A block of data
================

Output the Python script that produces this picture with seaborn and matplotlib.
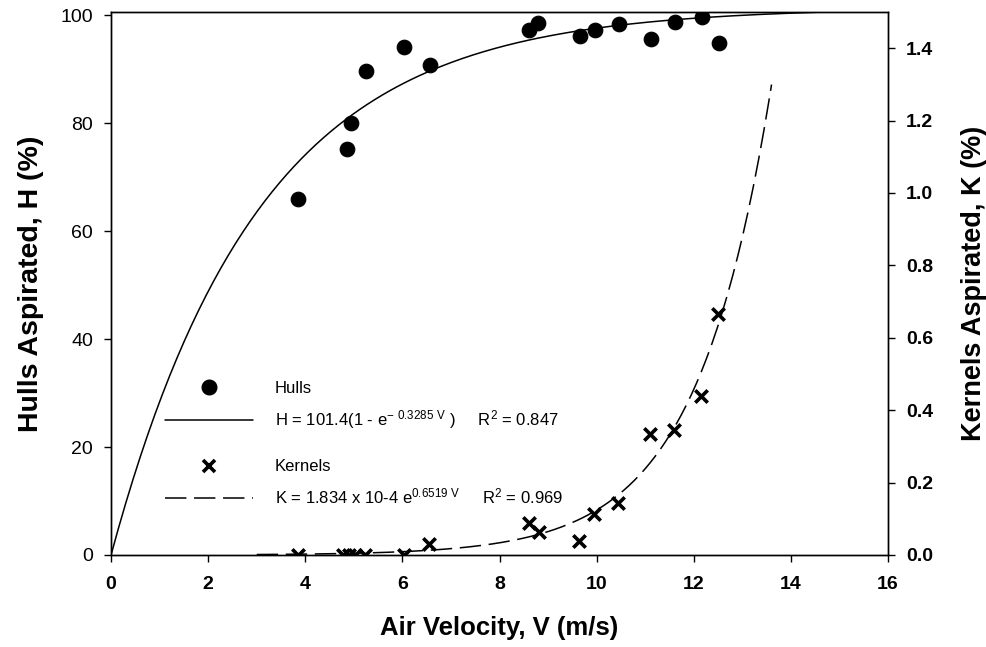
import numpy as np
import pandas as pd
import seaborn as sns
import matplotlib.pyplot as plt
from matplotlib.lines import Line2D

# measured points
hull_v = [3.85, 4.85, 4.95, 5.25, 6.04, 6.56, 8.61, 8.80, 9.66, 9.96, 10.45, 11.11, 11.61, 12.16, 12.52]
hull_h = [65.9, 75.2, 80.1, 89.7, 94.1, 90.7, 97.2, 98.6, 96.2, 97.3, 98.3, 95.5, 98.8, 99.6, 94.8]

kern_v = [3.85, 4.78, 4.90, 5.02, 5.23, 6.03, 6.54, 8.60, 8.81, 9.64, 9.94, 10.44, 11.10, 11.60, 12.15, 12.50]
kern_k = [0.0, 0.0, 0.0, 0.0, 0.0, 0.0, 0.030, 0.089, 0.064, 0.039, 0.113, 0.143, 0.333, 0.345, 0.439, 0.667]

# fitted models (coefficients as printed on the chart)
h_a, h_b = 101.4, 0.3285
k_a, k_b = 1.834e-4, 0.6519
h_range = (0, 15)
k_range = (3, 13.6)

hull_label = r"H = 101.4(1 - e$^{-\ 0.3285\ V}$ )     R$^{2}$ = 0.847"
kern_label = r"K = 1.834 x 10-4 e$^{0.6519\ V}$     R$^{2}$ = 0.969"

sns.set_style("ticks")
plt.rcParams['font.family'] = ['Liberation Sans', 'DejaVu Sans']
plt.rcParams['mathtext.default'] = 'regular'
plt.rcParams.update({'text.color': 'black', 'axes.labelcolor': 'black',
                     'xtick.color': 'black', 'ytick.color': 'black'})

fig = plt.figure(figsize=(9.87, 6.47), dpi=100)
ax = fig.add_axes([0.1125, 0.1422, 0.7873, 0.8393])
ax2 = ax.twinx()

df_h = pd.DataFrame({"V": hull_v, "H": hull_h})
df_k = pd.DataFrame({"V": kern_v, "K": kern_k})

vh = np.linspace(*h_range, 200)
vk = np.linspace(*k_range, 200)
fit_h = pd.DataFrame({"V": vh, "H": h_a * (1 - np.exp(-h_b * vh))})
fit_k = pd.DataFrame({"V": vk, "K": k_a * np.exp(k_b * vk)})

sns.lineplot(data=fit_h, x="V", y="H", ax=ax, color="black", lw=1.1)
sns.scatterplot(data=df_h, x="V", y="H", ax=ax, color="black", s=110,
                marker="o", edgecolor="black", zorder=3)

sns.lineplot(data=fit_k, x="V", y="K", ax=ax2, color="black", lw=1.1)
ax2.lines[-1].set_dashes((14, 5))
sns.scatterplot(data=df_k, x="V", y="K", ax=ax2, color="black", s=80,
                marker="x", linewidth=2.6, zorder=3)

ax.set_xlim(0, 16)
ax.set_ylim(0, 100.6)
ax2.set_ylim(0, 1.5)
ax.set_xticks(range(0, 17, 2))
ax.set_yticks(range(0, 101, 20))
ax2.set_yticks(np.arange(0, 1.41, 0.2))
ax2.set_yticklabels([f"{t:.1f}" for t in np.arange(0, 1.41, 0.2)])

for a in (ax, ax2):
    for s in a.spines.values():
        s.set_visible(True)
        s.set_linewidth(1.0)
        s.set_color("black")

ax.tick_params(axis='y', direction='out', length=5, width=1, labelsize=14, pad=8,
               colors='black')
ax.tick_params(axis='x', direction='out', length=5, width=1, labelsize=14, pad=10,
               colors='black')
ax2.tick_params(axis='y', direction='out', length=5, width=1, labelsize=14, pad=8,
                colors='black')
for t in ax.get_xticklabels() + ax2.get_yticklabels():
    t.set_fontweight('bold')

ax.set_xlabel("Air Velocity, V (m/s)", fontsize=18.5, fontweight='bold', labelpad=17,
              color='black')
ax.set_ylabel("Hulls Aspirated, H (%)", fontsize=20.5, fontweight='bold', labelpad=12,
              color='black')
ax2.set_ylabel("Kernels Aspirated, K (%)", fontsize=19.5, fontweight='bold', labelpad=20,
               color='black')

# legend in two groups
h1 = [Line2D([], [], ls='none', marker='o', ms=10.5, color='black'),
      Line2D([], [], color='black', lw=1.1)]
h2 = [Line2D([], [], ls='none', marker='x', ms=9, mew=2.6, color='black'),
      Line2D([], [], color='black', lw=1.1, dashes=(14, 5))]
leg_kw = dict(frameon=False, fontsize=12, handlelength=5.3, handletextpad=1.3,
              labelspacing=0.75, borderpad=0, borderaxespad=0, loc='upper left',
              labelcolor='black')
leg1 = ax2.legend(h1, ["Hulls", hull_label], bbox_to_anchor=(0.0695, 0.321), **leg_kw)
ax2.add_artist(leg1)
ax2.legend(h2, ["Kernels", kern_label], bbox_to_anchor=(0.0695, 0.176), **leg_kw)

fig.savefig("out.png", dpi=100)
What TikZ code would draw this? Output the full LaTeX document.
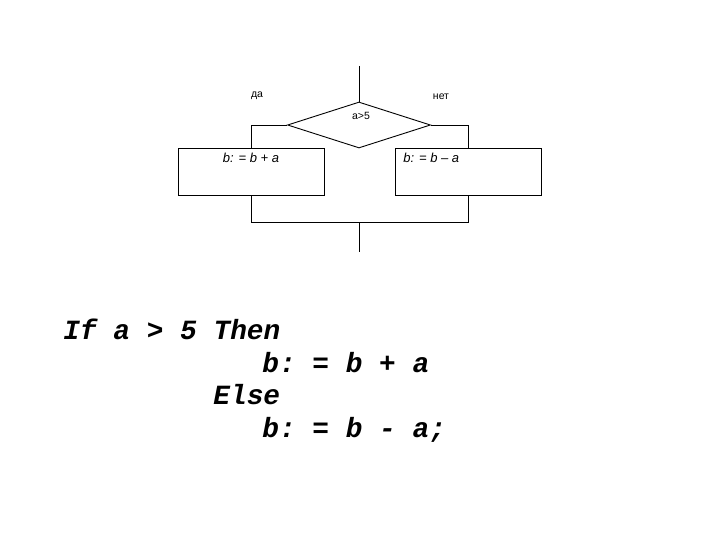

================

**BRIEF:** Every line of the listing that holds "Output" should be found and copied.

**ANSWER TO THIS TASK:**
Output the Python script that produces this picture with seaborn and matplotlib.
What TikZ code would draw this? Output the full LaTeX document.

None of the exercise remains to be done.